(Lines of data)
+ + + + +
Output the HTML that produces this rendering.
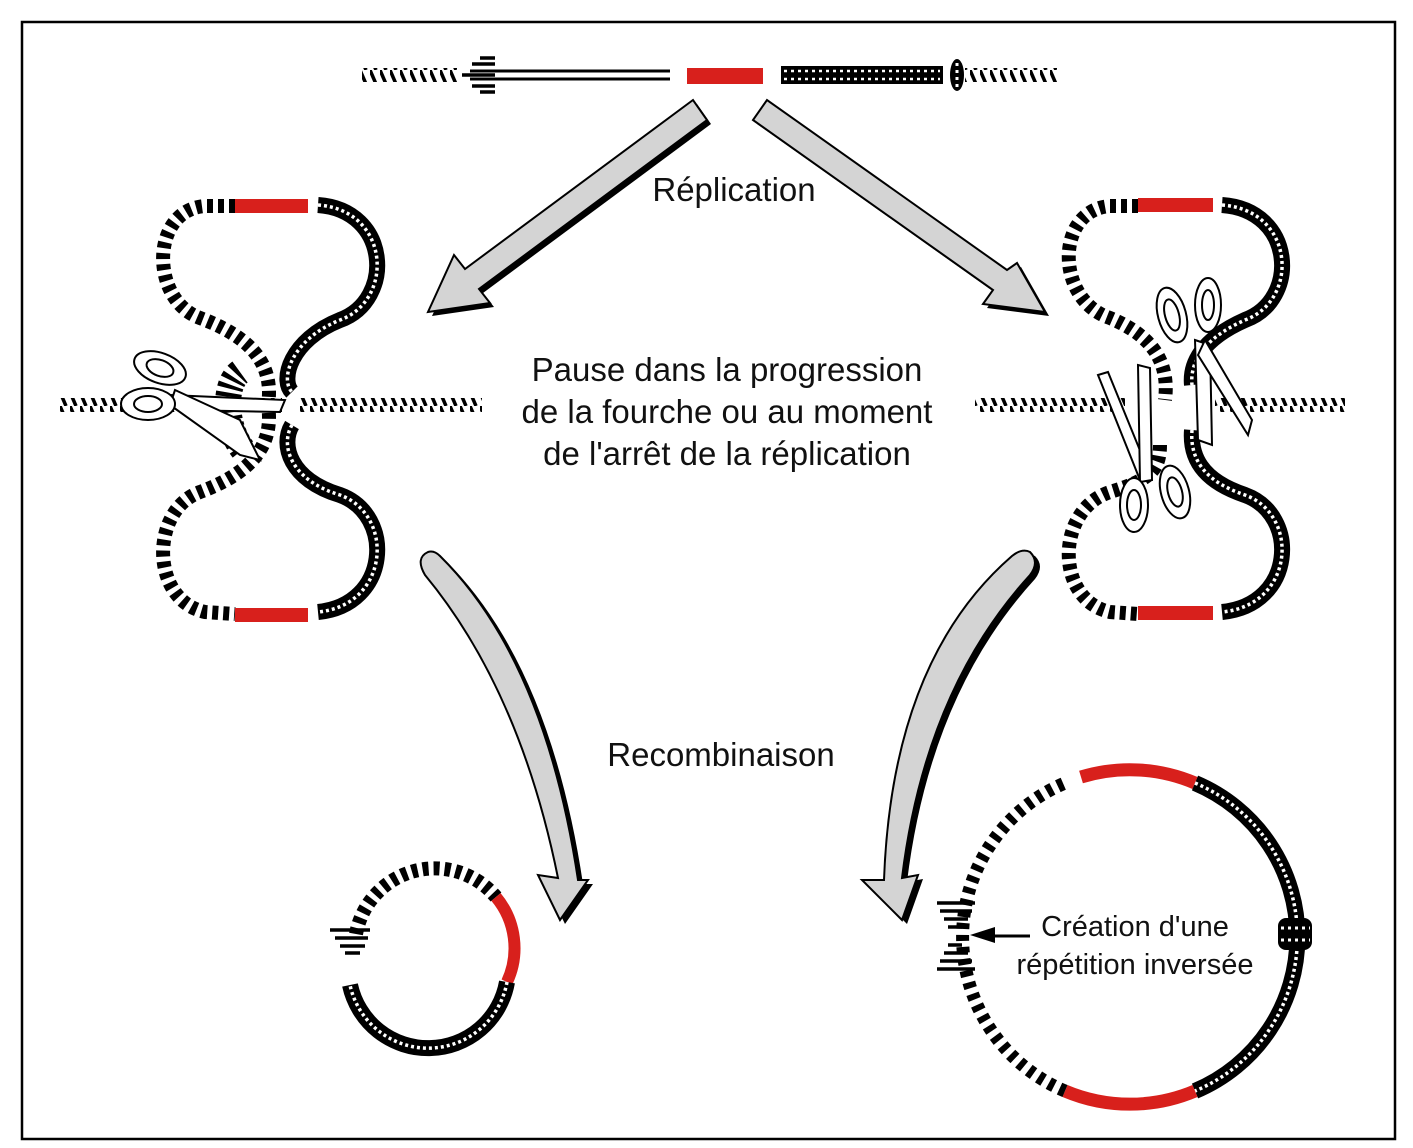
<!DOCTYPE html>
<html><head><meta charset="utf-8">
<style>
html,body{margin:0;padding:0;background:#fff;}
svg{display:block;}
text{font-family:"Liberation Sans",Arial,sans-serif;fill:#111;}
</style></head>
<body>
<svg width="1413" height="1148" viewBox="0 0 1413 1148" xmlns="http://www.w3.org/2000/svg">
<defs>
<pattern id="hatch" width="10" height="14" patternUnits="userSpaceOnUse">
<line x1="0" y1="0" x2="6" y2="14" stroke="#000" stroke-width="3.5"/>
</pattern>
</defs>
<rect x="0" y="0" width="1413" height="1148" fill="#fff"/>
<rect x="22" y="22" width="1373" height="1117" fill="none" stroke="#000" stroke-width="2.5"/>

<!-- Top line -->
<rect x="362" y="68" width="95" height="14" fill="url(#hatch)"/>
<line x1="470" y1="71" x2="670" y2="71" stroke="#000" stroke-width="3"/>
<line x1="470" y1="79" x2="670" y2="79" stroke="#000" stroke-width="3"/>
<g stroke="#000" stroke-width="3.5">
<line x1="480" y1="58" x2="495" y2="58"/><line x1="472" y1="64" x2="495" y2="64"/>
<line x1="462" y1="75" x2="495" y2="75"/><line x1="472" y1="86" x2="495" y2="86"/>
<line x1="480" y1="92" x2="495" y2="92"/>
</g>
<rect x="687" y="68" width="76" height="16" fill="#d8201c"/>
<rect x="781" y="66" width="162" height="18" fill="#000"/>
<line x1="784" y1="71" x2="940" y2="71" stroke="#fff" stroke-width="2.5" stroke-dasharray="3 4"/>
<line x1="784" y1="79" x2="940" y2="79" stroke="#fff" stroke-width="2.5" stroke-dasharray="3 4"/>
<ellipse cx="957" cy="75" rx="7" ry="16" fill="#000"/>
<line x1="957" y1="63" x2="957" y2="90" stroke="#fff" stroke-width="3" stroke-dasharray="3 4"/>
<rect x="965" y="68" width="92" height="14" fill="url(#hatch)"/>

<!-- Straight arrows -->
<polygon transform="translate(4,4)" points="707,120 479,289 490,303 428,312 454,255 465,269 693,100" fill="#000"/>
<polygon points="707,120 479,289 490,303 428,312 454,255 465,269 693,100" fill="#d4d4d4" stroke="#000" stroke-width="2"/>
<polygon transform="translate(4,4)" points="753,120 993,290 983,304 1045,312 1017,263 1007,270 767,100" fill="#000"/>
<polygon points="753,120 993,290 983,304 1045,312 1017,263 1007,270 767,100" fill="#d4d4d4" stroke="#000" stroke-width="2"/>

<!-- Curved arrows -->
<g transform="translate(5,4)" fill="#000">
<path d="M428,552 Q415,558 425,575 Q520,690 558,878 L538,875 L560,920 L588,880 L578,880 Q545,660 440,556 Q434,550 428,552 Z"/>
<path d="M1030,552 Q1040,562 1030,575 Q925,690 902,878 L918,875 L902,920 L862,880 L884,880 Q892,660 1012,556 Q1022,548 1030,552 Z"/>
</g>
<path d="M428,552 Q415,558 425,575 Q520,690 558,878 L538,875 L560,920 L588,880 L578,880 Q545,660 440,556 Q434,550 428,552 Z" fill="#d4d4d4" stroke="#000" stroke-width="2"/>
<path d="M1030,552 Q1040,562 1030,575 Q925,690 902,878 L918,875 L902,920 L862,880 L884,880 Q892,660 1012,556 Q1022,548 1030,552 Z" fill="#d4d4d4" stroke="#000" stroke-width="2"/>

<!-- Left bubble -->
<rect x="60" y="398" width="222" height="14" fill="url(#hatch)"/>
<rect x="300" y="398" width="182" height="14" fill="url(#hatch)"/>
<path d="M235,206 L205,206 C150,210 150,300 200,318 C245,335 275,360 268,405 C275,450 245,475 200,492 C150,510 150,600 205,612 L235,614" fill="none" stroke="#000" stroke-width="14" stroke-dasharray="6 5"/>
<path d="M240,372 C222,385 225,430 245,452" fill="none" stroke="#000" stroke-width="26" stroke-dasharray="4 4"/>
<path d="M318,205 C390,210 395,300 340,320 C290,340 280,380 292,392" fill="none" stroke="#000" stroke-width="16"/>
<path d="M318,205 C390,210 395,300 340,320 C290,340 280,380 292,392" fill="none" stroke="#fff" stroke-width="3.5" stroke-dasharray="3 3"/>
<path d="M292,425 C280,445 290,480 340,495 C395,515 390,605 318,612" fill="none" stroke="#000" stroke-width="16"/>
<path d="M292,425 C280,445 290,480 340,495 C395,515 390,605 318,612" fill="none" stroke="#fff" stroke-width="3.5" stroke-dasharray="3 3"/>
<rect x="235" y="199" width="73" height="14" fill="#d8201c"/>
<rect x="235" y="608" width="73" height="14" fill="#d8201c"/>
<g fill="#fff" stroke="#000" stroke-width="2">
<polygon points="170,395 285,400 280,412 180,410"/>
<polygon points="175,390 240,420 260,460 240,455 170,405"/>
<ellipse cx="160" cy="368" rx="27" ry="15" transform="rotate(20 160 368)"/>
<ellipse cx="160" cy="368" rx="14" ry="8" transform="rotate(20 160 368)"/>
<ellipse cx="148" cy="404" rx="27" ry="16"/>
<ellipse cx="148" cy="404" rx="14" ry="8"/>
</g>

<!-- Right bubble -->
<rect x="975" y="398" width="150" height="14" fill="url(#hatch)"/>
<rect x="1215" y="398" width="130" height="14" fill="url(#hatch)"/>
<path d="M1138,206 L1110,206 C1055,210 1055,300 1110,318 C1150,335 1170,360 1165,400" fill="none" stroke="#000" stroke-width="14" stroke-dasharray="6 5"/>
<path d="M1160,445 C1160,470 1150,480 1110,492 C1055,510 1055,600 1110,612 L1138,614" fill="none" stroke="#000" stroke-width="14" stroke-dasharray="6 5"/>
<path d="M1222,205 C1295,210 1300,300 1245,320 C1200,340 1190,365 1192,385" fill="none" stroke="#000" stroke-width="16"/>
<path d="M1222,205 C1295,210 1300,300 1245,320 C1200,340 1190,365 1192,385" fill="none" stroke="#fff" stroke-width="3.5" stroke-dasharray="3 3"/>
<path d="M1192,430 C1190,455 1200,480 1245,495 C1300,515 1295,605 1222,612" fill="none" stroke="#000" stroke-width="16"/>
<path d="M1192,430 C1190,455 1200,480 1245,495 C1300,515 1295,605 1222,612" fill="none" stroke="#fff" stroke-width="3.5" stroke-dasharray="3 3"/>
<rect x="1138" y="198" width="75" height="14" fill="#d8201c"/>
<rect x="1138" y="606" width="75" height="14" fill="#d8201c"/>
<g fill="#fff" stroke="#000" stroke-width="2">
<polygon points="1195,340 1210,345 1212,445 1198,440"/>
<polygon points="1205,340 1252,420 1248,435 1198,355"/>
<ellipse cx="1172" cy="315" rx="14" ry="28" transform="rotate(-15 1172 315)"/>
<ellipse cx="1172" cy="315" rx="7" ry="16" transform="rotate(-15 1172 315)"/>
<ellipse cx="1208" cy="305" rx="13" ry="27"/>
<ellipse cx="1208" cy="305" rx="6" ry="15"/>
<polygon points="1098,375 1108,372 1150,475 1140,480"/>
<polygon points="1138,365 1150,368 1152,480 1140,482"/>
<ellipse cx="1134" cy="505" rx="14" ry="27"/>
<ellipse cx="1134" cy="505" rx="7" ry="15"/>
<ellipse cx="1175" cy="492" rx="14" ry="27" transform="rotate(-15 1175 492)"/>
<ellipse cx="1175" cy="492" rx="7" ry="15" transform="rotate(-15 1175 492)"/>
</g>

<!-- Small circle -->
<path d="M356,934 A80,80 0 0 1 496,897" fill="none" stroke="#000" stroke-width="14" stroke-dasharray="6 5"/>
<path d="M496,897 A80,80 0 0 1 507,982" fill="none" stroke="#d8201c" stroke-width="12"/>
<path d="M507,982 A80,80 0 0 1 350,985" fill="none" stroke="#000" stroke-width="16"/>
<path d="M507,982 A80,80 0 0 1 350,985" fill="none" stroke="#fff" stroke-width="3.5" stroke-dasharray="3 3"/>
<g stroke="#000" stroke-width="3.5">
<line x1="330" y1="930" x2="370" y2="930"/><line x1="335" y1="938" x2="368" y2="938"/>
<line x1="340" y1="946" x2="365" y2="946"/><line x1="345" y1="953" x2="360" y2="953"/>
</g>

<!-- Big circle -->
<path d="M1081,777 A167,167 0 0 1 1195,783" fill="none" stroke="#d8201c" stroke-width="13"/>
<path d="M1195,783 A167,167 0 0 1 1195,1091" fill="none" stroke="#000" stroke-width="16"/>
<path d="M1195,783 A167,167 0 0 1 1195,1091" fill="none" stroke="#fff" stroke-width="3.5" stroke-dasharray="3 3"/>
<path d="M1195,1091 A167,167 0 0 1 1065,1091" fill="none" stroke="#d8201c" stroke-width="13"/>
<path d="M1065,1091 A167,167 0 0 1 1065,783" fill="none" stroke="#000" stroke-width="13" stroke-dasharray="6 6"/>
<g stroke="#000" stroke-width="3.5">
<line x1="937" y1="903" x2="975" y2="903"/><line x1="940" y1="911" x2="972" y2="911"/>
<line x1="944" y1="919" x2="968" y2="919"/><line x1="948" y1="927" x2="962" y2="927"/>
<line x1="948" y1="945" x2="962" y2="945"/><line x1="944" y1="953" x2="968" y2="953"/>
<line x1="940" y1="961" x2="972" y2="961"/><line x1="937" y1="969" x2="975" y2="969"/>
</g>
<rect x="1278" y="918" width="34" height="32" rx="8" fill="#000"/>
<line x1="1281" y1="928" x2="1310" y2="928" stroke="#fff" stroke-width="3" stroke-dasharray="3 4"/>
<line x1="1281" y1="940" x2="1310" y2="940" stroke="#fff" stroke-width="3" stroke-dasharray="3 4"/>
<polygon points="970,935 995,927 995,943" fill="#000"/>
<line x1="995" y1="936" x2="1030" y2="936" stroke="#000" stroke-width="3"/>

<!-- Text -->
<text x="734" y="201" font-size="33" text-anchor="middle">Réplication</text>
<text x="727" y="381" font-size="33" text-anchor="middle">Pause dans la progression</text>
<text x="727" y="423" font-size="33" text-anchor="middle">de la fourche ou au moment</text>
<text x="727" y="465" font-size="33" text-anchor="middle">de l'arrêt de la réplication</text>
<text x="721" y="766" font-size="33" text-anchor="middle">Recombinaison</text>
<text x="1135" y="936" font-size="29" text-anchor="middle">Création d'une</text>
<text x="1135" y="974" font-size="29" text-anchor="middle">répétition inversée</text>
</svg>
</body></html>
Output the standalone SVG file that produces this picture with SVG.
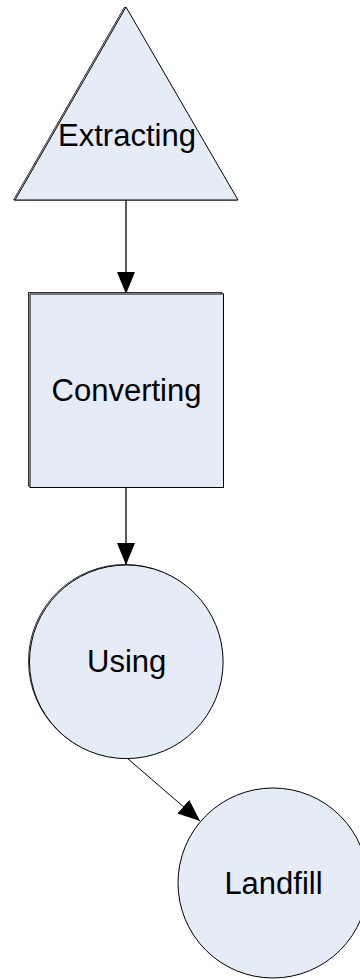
+ + + + +
WHAT THE TASK ASKS
Count the lines above that contain the word "Output". Give only the number.

ANSWER FOR THIS EXERCISE
2